French wine meets Chinatown's most ambitious kitchen
Chinatown · San Francisco · American, Chinese · Visit Website ↗
Reviewed April 10, 2026
Wingman Metrics
Walking into 28 Waverly Place, you don't expect to find a Burgundy-leaning wine list tucked inside one of Chinatown's most striking dining rooms — but here we are. The list is compact and deliberately French, which sounds limiting until you realize how well that plays against Brandon Jew's Chinese-American cooking. It's a curatorial move, not a lazy one.
The list runs 150-250 bottles and plants its flag firmly in France — Alsace, Champagne, the Loire, and the Northern Rhône all show up with intention, and there's serious Burgundy representation in the mix. Alsatian Riesling and Gewurztraminer are smart choices here: aromatic, slightly off-dry whites that can handle the complexity of ma po tofu or wok-fried crab without flinching. The Northern Rhône Syrah angle is a strong call for anyone who wants red wine with bold, spiced food. What's missing is any meaningful nod to other Old World regions or California producers, which feels like a conscious editorial choice rather than an oversight.
Ten to sixteen options by the glass is a respectable range for a restaurant of this size, and at $14-$22 a pour, the program lands in the upper-middle tier of San Francisco pricing. We'd want to see more rotation here to keep regulars engaged, but the core selection tracks well with the bottle list's French focus.
Alsatian Riesling — $14
At the low end of the by-the-glass range, an Alsatian Riesling is the smartest spend on the menu — it bridges the gap between the kitchen's spice and the wine's natural acidity without fighting either.
Northern Rhône Syrah
Most guests reaching for red wine with Chinese-American food will hesitate, but a Northern Rhône Syrah — smoky, peppery, structured — is exactly what the char siu Berkshire pork is waiting for. Nobody orders it. They should.
Champagne selections
Champagne is always a marketer's dream at restaurants, and at a price range topping out at $250, the high-end Champagne bottles here carry the steepest relative markup on the list.

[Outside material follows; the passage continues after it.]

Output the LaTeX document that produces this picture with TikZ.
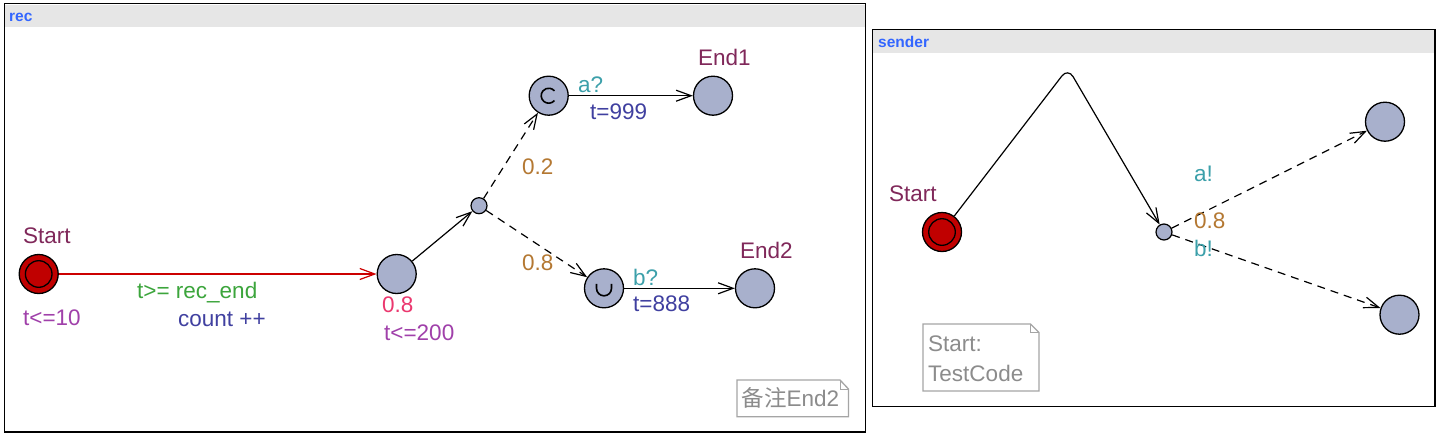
\documentclass[tikz,border=0pt]{standalone}
\usepackage{fontspec}
\setmainfont{Liberation Sans}
\newfontfamily\cjk{Noto Sans CJK SC}
\usetikzlibrary{arrows.meta}
\definecolor{locname}{RGB}{128,40,90}
\definecolor{invc}{RGB}{160,64,170}
\definecolor{guardc}{RGB}{60,165,60}
\definecolor{assignc}{RGB}{64,64,160}
\definecolor{ratec}{RGB}{235,55,110}
\definecolor{probc}{RGB}{180,120,50}
\definecolor{syncc}{RGB}{60,160,170}
\definecolor{locfill}{RGB}{168,176,204}
\definecolor{initfill}{RGB}{192,0,0}
\definecolor{edgered}{RGB}{204,0,0}
\definecolor{titlec}{RGB}{51,102,255}
\definecolor{barc}{RGB}{230,230,230}
\definecolor{notedraw}{RGB}{165,165,165}
\definecolor{notetext}{RGB}{140,140,140}
\tikzset{
  loc/.style={circle,draw=black,fill=locfill,line width=1.3pt,minimum size=39pt,inner sep=0pt},
  initloc/.style={loc,fill=initfill},
  brpt/.style={circle,draw=black,fill=locfill,line width=1.2pt,minimum size=16pt,inner sep=0pt},
  lbl/.style={anchor=base west,inner sep=0pt,font=\fontsize{22.5}{25}\selectfont},
  ttl/.style={anchor=base west,inner sep=0pt,text=titlec,font=\fontsize{15.5}{17}\selectfont\bfseries},
  edge/.style={line width=1.2pt,-{Straight Barb[length=15pt,width=11pt,line width=1.2pt]}},
  dedge/.style={edge,dash pattern=on 8pt off 6pt},
  panel/.style={draw=black,line width=1.3pt},
  note/.style={draw=notedraw,line width=1.3pt},
}
\begin{document}
\begin{tikzpicture}[x=1pt,y=-1pt]
\useasboundingbox (0,0) rectangle (1441,437);
% ---------- rec panel ----------
\fill[white] (4.5,3.5) rectangle (865.5,432);
\fill[barc] (5,4.5) rectangle (865,27);
\draw[panel] (4.5,3.5) rectangle (865.5,432);
\node[ttl] (trec) at (9,21.5) {rec};

\node[initloc] (start) at (38.7,274) {};
\draw[line width=1.3pt] (start.center) circle[radius=13.3];
\node[loc] (n1) at (396.7,274) {};
\node[brpt] (br) at (479,205.7) {};
\node[loc] (cn) at (548.7,95.7) {};
\draw[line width=1.6pt] ([shift={(40:7.5)}]cn.center) arc[start angle=40,end angle=320,radius=7.5];
\node[loc] (end1) at (713,95.7) {};
\node[loc] (un) at (604,288.3) {};
\draw[line width=1.6pt] ([shift={(-7.5,-4.5)}]un.center) -- ++(0,4.5) arc[start angle=180,end angle=0,radius=7.5] -- ++(0,-4.5);
\node[loc] (end2) at (755,288.3) {};

\draw[edge,edgered] (start) -- (n1);
\draw[edge] (n1) -- (br);
\draw[dedge] (br) -- (cn);
\draw[dedge] (br) -- (un);
\draw[edge] (cn) -- (end1);
\draw[edge] (un) -- (end2);

\node[lbl,text=locname] (lstart) at (23,243) {Start};
\node[lbl,text=invc] (linv1) at (23,325) {t<=10};
\node[lbl,text=guardc] (lguard) at (137,298) {t>= rec\_end};
\node[lbl,text=assignc] (lassign) at (178,326) {count ++};
\node[lbl,text=ratec] (lrate) at (382,312) {0.8};
\node[lbl,text=invc] (linv2) at (384,340) {t<=200};
\node[lbl,text=locname] (lend1) at (698,65) {End1};
\node[lbl,text=syncc] (la) at (578,92.7) {a?};
\node[lbl,text=assignc] (l999) at (590,119) {t=999};
\node[lbl,text=probc] (lp2) at (522,174) {0.2};
\node[lbl,text=probc] (lp8) at (522,270) {0.8};
\node[lbl,text=syncc] (lb) at (633,285) {b?};
\node[lbl,text=assignc] (l888) at (633,311.7) {t=888};
\node[lbl,text=locname] (lend2) at (740,258) {End2};

\draw[note,fill=white] (737,380) -- (840,380) -- (848.5,389) -- (848.5,416.7) -- (737,416.7) -- cycle;
\draw[note,line width=1pt] (840,380) -- (840,389) -- (848.5,389);
\node[lbl,text=notetext] (note1) at (741.5,406.7) {{\cjk 备注}End2};

% ---------- sender panel ----------
\fill[white] (872.6,29.3) rectangle (1435,406.7);
\fill[barc] (873.2,30) rectangle (1434.4,52.7);
\draw[panel] (872.6,29.3) rectangle (1435,406.7);
\node[ttl] (tsend) at (878,47.5) {sender};

\node[initloc] (sstart) at (942,232) {};
\draw[line width=1.3pt] (sstart.center) circle[radius=13.3];
\node[brpt] (sbr) at (1164,232) {};
\node[loc] (s1) at (1385,121.7) {};
\node[loc] (s2) at (1399.5,314.7) {};
\coordinate (apex) at (1068,68);

\draw[edge,rounded corners=10pt] (sstart) -- (apex) -- (sbr);
\draw[dedge] (sbr) -- (s1);
\draw[dedge] (sbr) -- (s2);

\node[lbl,text=locname] (lsstart) at (889,201.7) {Start};
\node[lbl,text=syncc] (lsa) at (1194,181.7) {a!};
\node[lbl,text=probc] (lsp) at (1194,228) {0.8};
\node[lbl,text=syncc] (lsb) at (1194,256.7) {b!};

\draw[note,fill=white] (923,324) -- (1030.5,324) -- (1039,332.5) -- (1039,391) -- (923,391) -- cycle;
\draw[note,line width=1pt] (1030.5,324) -- (1030.5,332.5) -- (1039,332.5);
\node[lbl,text=notetext] (note2a) at (928,351.7) {Start:};
\node[lbl,text=notetext] (note2b) at (928,381.7) {TestCode};
\end{tikzpicture}
\end{document}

Order one if it's a celebration; otherwise, redirect that budget toward a serious Burgundy or a Rhône.
Alsatian Gewurztraminer + Quail and foie gras egg tart
Gewurztraminer's lychee and rose petal aromatics and its slight residual sweetness make it a natural foil for the richness of foie gras and the delicate savory shell of the egg tart — it's one of those combinations that makes you stop mid-bite.
🎲 The Bottom Line
Mister Jiu's doesn't try to do everything with its wine list — it does one thing (France) with focus and a clear point of view. If you're eating in Chinatown and want a real wine experience to match one of SF's most exciting kitchens, this is the room.